▶ **EXERCISE TASK**: Below is a listing; write it out exactly and drop any images from it.

▶ **DATASET CONTENT**:
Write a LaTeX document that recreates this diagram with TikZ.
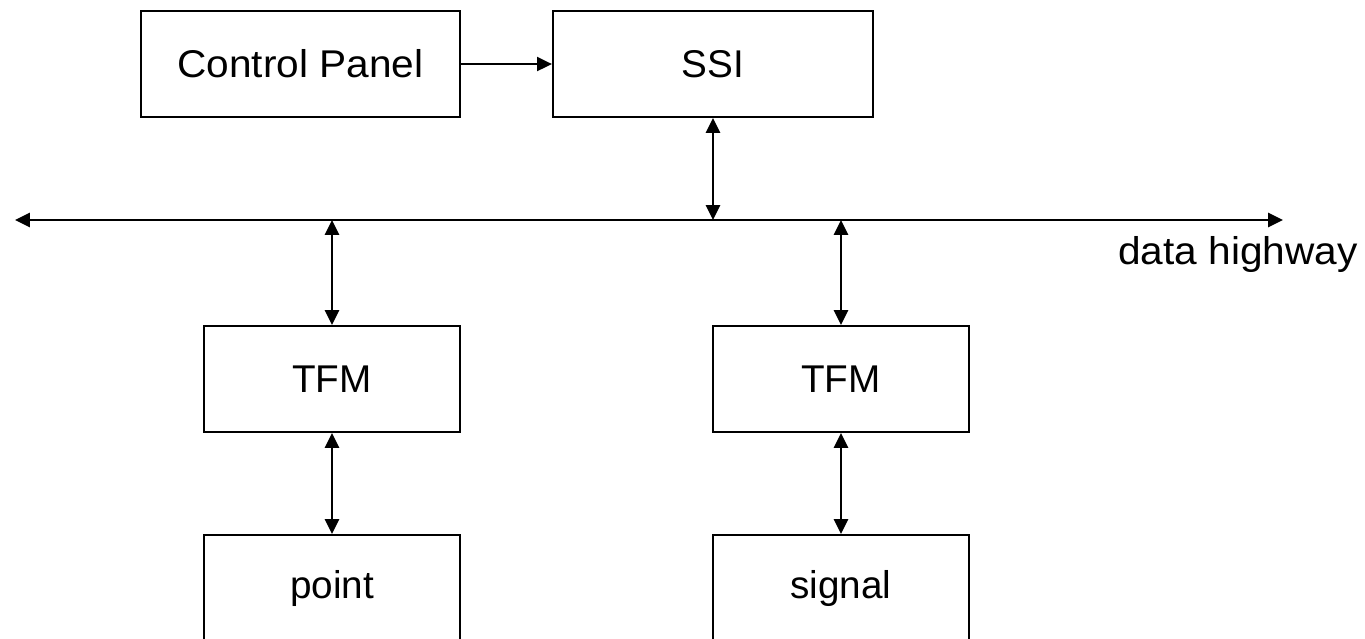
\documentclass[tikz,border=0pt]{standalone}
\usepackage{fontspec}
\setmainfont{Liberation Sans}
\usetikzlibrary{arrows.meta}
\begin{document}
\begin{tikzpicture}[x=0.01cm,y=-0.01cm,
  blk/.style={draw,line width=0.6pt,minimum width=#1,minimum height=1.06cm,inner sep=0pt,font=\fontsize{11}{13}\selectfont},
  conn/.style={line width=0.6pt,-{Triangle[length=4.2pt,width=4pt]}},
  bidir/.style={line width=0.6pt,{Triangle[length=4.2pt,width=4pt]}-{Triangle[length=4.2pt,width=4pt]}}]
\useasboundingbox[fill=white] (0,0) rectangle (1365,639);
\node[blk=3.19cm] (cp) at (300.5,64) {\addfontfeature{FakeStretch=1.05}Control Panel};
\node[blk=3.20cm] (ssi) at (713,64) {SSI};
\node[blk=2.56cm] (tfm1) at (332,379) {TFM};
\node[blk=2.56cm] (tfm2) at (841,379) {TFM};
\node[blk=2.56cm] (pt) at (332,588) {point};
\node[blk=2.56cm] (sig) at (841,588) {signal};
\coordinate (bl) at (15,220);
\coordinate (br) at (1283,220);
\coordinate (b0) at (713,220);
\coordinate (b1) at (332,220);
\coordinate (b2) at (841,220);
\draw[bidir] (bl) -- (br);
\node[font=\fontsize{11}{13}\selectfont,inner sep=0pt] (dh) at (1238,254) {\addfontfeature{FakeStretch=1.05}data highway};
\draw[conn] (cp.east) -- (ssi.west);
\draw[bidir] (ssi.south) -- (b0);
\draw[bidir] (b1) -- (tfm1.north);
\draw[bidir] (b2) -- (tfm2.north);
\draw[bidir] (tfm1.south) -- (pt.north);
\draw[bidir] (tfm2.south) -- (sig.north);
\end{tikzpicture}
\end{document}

▶ **ANSWER FOR THIS EXERCISE**:
Write a LaTeX document that recreates this diagram with TikZ.
\documentclass[tikz,border=0pt]{standalone}
\usepackage{fontspec}
\setmainfont{Liberation Sans}
\usetikzlibrary{arrows.meta}
\begin{document}
\begin{tikzpicture}[x=0.01cm,y=-0.01cm,
  blk/.style={draw,line width=0.6pt,minimum width=#1,minimum height=1.06cm,inner sep=0pt,font=\fontsize{11}{13}\selectfont},
  conn/.style={line width=0.6pt,-{Triangle[length=4.2pt,width=4pt]}},
  bidir/.style={line width=0.6pt,{Triangle[length=4.2pt,width=4pt]}-{Triangle[length=4.2pt,width=4pt]}}]
\useasboundingbox[fill=white] (0,0) rectangle (1365,639);
\node[blk=3.19cm] (cp) at (300.5,64) {\addfontfeature{FakeStretch=1.05}Control Panel};
\node[blk=3.20cm] (ssi) at (713,64) {SSI};
\node[blk=2.56cm] (tfm1) at (332,379) {TFM};
\node[blk=2.56cm] (tfm2) at (841,379) {TFM};
\node[blk=2.56cm] (pt) at (332,588) {point};
\node[blk=2.56cm] (sig) at (841,588) {signal};
\coordinate (bl) at (15,220);
\coordinate (br) at (1283,220);
\coordinate (b0) at (713,220);
\coordinate (b1) at (332,220);
\coordinate (b2) at (841,220);
\draw[bidir] (bl) -- (br);
\node[font=\fontsize{11}{13}\selectfont,inner sep=0pt] (dh) at (1238,254) {\addfontfeature{FakeStretch=1.05}data highway};
\draw[conn] (cp.east) -- (ssi.west);
\draw[bidir] (ssi.south) -- (b0);
\draw[bidir] (b1) -- (tfm1.north);
\draw[bidir] (b2) -- (tfm2.north);
\draw[bidir] (tfm1.south) -- (pt.north);
\draw[bidir] (tfm2.south) -- (sig.north);
\end{tikzpicture}
\end{document}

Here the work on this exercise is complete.